Around 1968 Sister Thea Bowman, the Black evangelist and activist who is now a candidate for sainthood, arrived to pursue her doctorate in English. She launched the University’s first course on Black Catholic literature.

She may have taught Samuel Williams, who organized library sit-ins at Catholic University in the early 1970s to press for a Black Studies program. Administrators had begun to explore that possibility when Williams died in a car crash. His dream has been revived as a recommendation by one of the Bowman subcommittees. An annual award is given in Williams’s memory to a student who promotes intercultural understanding.

Thaddeus F. Aubry Jr. and Leon LeBuffe established the Partnership Program in 1969 to provide scholarships to promising young students of color from the Washington, D.C., area. Black alumni who benefited from the University scholarships subsequently established an endowment in their names to support educational diversity. Longtime track and field coach Joe Fisher, B.A. 1975, and Ronny Lancaster, B.A. 1973, were instrumental in this effort.

In 2019 Pope Francis named the first Black archbishop of Washington. Cardinal Wilton Gregory is, by virtue of his office, the first Black chancellor of the University.

In 2021, Associate Dean Mel Williams was named a special assistant to the president to coordinate diversity initiatives, and the Board of Trustees welcomed new members who broadened its racial and ethnic diversity. In August 2021, President John Garvey joined 50 student leaders on a leadership retreat to explore community-building and inclusion.

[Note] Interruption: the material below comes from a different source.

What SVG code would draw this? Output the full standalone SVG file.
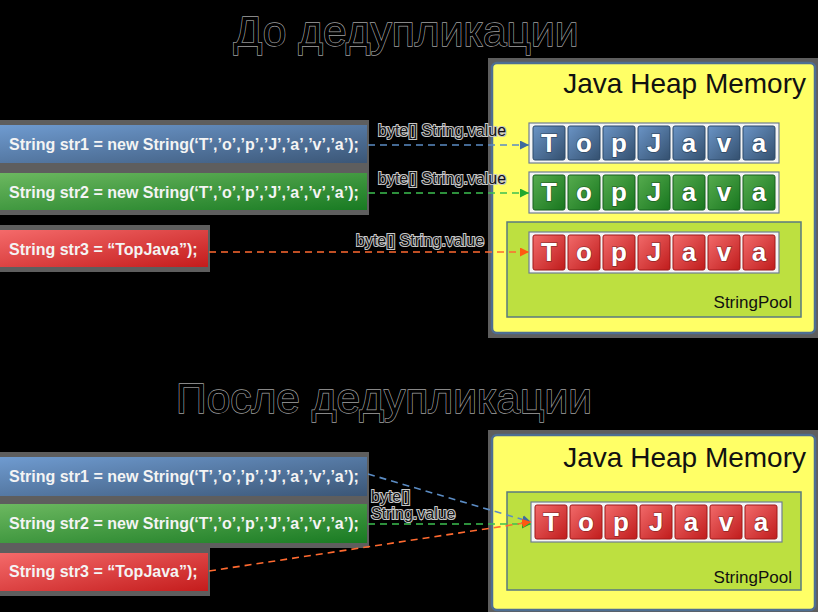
<svg xmlns="http://www.w3.org/2000/svg" width="818" height="612" viewBox="0 0 818 612">
<style>
.title{font-family:"Liberation Sans",Arial,sans-serif;font-size:42.5px;fill:#000;stroke:#a0a0a0;stroke-width:1.3px;paint-order:stroke;text-anchor:middle}
.code{font-family:"Liberation Sans",Arial,sans-serif;font-size:16px;font-weight:bold;fill:#f4f4f4}
.heap{font-family:"Liberation Sans",Arial,sans-serif;font-size:28px;fill:#111;text-anchor:end}
.pool{font-family:"Liberation Sans",Arial,sans-serif;font-size:17px;fill:#111;text-anchor:end}
.lbl{font-family:"Liberation Sans",Arial,sans-serif;font-size:16px;fill:#111;stroke:#c8c8c8;stroke-width:2px;paint-order:stroke}
.cell{font-family:"Liberation Sans",Arial,sans-serif;font-size:26px;font-weight:bold;fill:#fff;text-anchor:middle;stroke:#00000055;stroke-width:1.5px;paint-order:stroke}
.shadow{fill:#5e5e5e}
.heapbox{fill:#ffff66;stroke:#4e6e92;stroke-width:2.5}
.poolbox{fill:#bde040;stroke:#5a7a80;stroke-width:1.5}
.frame{fill:#f4f4f4;stroke:#6e7e90;stroke-width:1.2}
.c-blue{fill:url(#gcb);stroke:#2d4a6a;stroke-width:1}
.c-green{fill:url(#gcg);stroke:#17601c;stroke-width:1}
.c-red{fill:url(#gcr);stroke:#a01818;stroke-width:1}
.conn{fill:none;stroke-width:1.6;stroke-dasharray:7 5}
</style>
<defs>
<linearGradient id="gb" x1="0" y1="0" x2="1" y2="1"><stop offset="0" stop-color="#6f9bd0"/><stop offset="1" stop-color="#3b5676"/></linearGradient>
<linearGradient id="gg" x1="0" y1="0" x2="1" y2="1"><stop offset="0" stop-color="#6cb860"/><stop offset="1" stop-color="#187a22"/></linearGradient>
<linearGradient id="gr" x1="0" y1="0" x2="1" y2="1"><stop offset="0" stop-color="#f46a6a"/><stop offset="1" stop-color="#c41c1c"/></linearGradient>
<linearGradient id="gcb" x1="0" y1="0" x2="1" y2="1"><stop offset="0" stop-color="#6a94c6"/><stop offset="1" stop-color="#34506f"/></linearGradient>
<linearGradient id="gcg" x1="0" y1="0" x2="1" y2="1"><stop offset="0" stop-color="#56ac4e"/><stop offset="1" stop-color="#18761f"/></linearGradient>
<linearGradient id="gcr" x1="0" y1="0" x2="1" y2="1"><stop offset="0" stop-color="#f26a6a"/><stop offset="1" stop-color="#c01c1c"/></linearGradient>
<marker id="ab" viewBox="0 0 10 10" refX="10" refY="5" markerWidth="9" markerHeight="9" markerUnits="userSpaceOnUse" orient="auto"><path d="M0,0 L10,5 L0,10 z" fill="#3e6a9e"/></marker>
<marker id="ag" viewBox="0 0 10 10" refX="10" refY="5" markerWidth="9" markerHeight="9" markerUnits="userSpaceOnUse" orient="auto"><path d="M0,0 L10,5 L0,10 z" fill="#22a82e"/></marker>
<marker id="ar" viewBox="0 0 10 10" refX="10" refY="5" markerWidth="9" markerHeight="9" markerUnits="userSpaceOnUse" orient="auto"><path d="M0,0 L10,5 L0,10 z" fill="#ff5a10"/></marker>
<g id="letters">
<text class="cell" x="16" y="26">T</text><text class="cell" x="51" y="26">o</text><text class="cell" x="86" y="26">p</text><text class="cell" x="121" y="26">J</text><text class="cell" x="156" y="26">a</text><text class="cell" x="191" y="26">v</text><text class="cell" x="226" y="26">a</text>
</g>
</defs>
<rect width="818" height="612" fill="#000"/>

<text class="title" x="406" y="46">До дедупликации</text>
<text class="title" x="384" y="413">После дедупликации</text>

<!-- Section 1 -->
<g id="heap1">
<rect class="shadow" x="488" y="58" width="330" height="280"/>
<rect class="heapbox" x="492" y="63" width="323" height="270" rx="5"/>
<text class="heap" x="806" y="93">Java Heap Memory</text>
</g>
<g id="arr1">
<rect class="frame" x="529" y="123" width="250" height="40"/>
<rect class="c-blue" x="533" y="126" width="32" height="34" rx="2"/><rect class="c-blue" x="568" y="126" width="32" height="34" rx="2"/><rect class="c-blue" x="603" y="126" width="32" height="34" rx="2"/><rect class="c-blue" x="638" y="126" width="32" height="34" rx="2"/><rect class="c-blue" x="673" y="126" width="32" height="34" rx="2"/><rect class="c-blue" x="708" y="126" width="32" height="34" rx="2"/><rect class="c-blue" x="743" y="126" width="32" height="34" rx="2"/>
<use href="#letters" x="533" y="126"/>
</g>
<g id="arr2">
<rect class="frame" x="529" y="172" width="250" height="41"/>
<rect class="c-green" x="533" y="175" width="32" height="35" rx="2"/><rect class="c-green" x="568" y="175" width="32" height="35" rx="2"/><rect class="c-green" x="603" y="175" width="32" height="35" rx="2"/><rect class="c-green" x="638" y="175" width="32" height="35" rx="2"/><rect class="c-green" x="673" y="175" width="32" height="35" rx="2"/><rect class="c-green" x="708" y="175" width="32" height="35" rx="2"/><rect class="c-green" x="743" y="175" width="32" height="35" rx="2"/>
<use href="#letters" x="533" y="175"/>
</g>
<g id="pool1">
<rect class="poolbox" x="507" y="222" width="294" height="95"/>
<text class="pool" x="792" y="308">StringPool</text>
</g>
<g id="arr3">
<rect class="frame" x="529" y="232" width="250" height="41"/>
<rect class="c-red" x="533" y="235" width="32" height="35" rx="2"/><rect class="c-red" x="568" y="235" width="32" height="35" rx="2"/><rect class="c-red" x="603" y="235" width="32" height="35" rx="2"/><rect class="c-red" x="638" y="235" width="32" height="35" rx="2"/><rect class="c-red" x="673" y="235" width="32" height="35" rx="2"/><rect class="c-red" x="708" y="235" width="32" height="35" rx="2"/><rect class="c-red" x="743" y="235" width="32" height="35" rx="2"/>
<use href="#letters" x="533" y="235"/>
</g>
<g id="str1a">
<rect class="shadow" x="0" y="120" width="369" height="48"/>
<rect x="0" y="125" width="367" height="38" fill="url(#gb)"/>
<text class="code" x="9" y="150">String str1 = new String(‘T’,’o’,’p’,’J’,’a’,’v’,’a’);</text>
</g>
<g id="str2a">
<rect class="shadow" x="0" y="168" width="369" height="47"/>
<rect x="0" y="173" width="367" height="37" fill="url(#gg)"/>
<text class="code" x="9" y="198">String str2 = new String(‘T’,’o’,’p’,’J’,’a’,’v’,’a’);</text>
</g>
<g id="str3a">
<rect class="shadow" x="0" y="225" width="210" height="47"/>
<rect x="0" y="230" width="208" height="37" fill="url(#gr)"/>
<text class="code" x="9" y="255">String str3 = “TopJava”);</text>
</g>

<!-- Section 2 -->
<g id="heap2">
<rect class="shadow" x="488" y="430" width="330" height="182"/>
<rect class="heapbox" x="492" y="435" width="323" height="175" rx="5"/>
<text class="heap" x="806" y="467">Java Heap Memory</text>
</g>
<g id="pool2">
<rect class="poolbox" x="507" y="492" width="294" height="98"/>
<text class="pool" x="792" y="583">StringPool</text>
</g>
<g id="arr4">
<rect class="frame" x="531" y="502" width="251" height="40"/>
<rect class="c-red" x="535" y="505" width="32" height="34" rx="2"/><rect class="c-red" x="570" y="505" width="32" height="34" rx="2"/><rect class="c-red" x="605" y="505" width="32" height="34" rx="2"/><rect class="c-red" x="640" y="505" width="32" height="34" rx="2"/><rect class="c-red" x="675" y="505" width="32" height="34" rx="2"/><rect class="c-red" x="710" y="505" width="32" height="34" rx="2"/><rect class="c-red" x="745" y="505" width="32" height="34" rx="2"/>
<use href="#letters" x="535" y="505"/>
</g>
<g id="str1b">
<rect class="shadow" x="0" y="452" width="369" height="49"/>
<rect x="0" y="457" width="367" height="39" fill="url(#gb)"/>
<text class="code" x="9" y="482">String str1 = new String(‘T’,’o’,’p’,’J’,’a’,’v’,’a’);</text>
</g>
<g id="str2b">
<rect class="shadow" x="0" y="499" width="369" height="49"/>
<rect x="0" y="504" width="367" height="39" fill="url(#gg)"/>
<text class="code" x="9" y="529">String str2 = new String(‘T’,’o’,’p’,’J’,’a’,’v’,’a’);</text>
</g>
<g id="str3b">
<rect class="shadow" x="0" y="548" width="210" height="48"/>
<rect x="0" y="553" width="208" height="38" fill="url(#gr)"/>
<text class="code" x="9" y="577">String str3 = “TopJava”);</text>
</g>

<g id="connectors">
<line class="conn" x1="368" y1="145" x2="529" y2="145" stroke="#5b8cc4" marker-end="url(#ab)"/>
<line class="conn" x1="368" y1="193" x2="529" y2="193" stroke="#3cc050" marker-end="url(#ag)"/>
<line class="conn" x1="209" y1="252" x2="529" y2="252" stroke="#ff6a30" marker-end="url(#ar)"/>
<line class="conn" x1="368" y1="474" x2="531" y2="522" stroke="#5b8cc4" marker-end="url(#ab)"/>
<line class="conn" x1="368" y1="524" x2="531" y2="524" stroke="#3cc050" marker-end="url(#ag)"/>
<line class="conn" x1="209" y1="571" x2="531" y2="522" stroke="#ff6a30" marker-end="url(#ar)"/>
<text class="lbl" x="378" y="136">byte[] String.value</text>
<text class="lbl" x="378" y="184">byte[] String.value</text>
<text class="lbl" x="356" y="246">byte[] String.value</text>
<text class="lbl" x="371" y="502">byte[]</text>
<text class="lbl" x="371" y="519">String.value</text>
</g>
</svg>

The University has become increasingly diverse, with a vibrant presence of Latino, Asian, and Black students. The Center for Cultural Engagement was founded six years ago to engage students from all backgrounds in campus life and help them succeed academically. Its signature program, Take Flight, is for those in the first generation of their family to attend college. In 2019, the University provost launched a committee dedicated to diversifying the Catholic University community to reflect the demographics of the Catholic Church.

Implementation of the Sister Thea Bowman Committee Report will be crucial, said Center Director Javier Bustamante, “because it directly affects the type of Church and institution that I want my kids to be a part of as I transmit the faith to them.”